Le caractère multigénérationnel de ces manifestations était peut-être le plus notable. Bien que les jeunes activistes soient restés proéminents, leurs rangs ont été considérablement renforcés par des professionnels, des retraités et des travailleurs préoccupés par les impacts climatiques sur leurs communautés et leurs investissements.
“Je suis un conseiller en investissement à la retraite,” a déclaré Thomas Blackwell, 67 ans, à la manifestation de Toronto. “J’ai passé des décennies à aider les gens à bâtir leur patrimoine. Maintenant, je me bats pour garantir qu’il y ait une planète habitable où cette richesse aura un sens. Ces banques manquent à leur obligation fiduciaire de considérer les risques à long terme.”

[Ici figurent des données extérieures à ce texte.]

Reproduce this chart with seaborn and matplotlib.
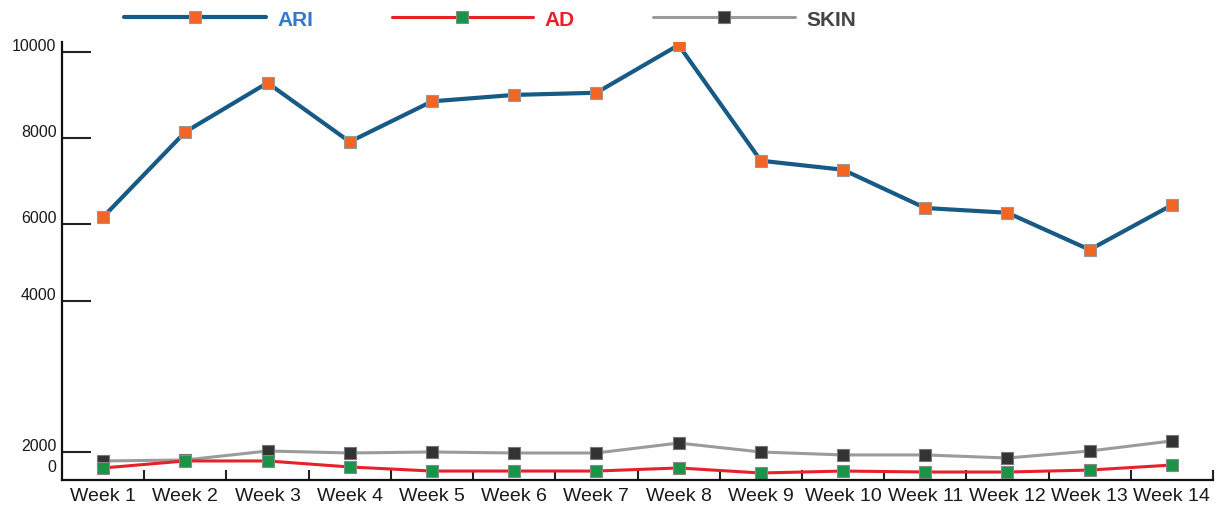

Alors que les banques centrales et les régulateurs financiers reconnaissent de plus en plus le risque climatique comme un risque financier, ces manifestations révèlent une compréhension publique croissante de la façon dont les décisions d’investissement abstraites se traduisent par des conséquences environnementales concrètes. La sophistication des manifestants reflète un mouvement climatique en maturation, capable de cibler les points de pression économiques plutôt que de simplement faire appel à des arguments moraux.
À la tombée de la nuit à travers les différents fuseaux horaires, les organisateurs des manifestations ont promis que ceci ne représentait que le début d’une campagne soutenue ciblant les institutions financières. Avec l’approche des assemblées annuelles des actionnaires des grandes banques au printemps, la question qui se pose maintenant est : ces institutions modifieront-elles substantiellement leurs pratiques d’investissement, ou feront-elles face à des défis de plus en plus perturbateurs à leur permis social d’exploitation dans un monde conscient du climat?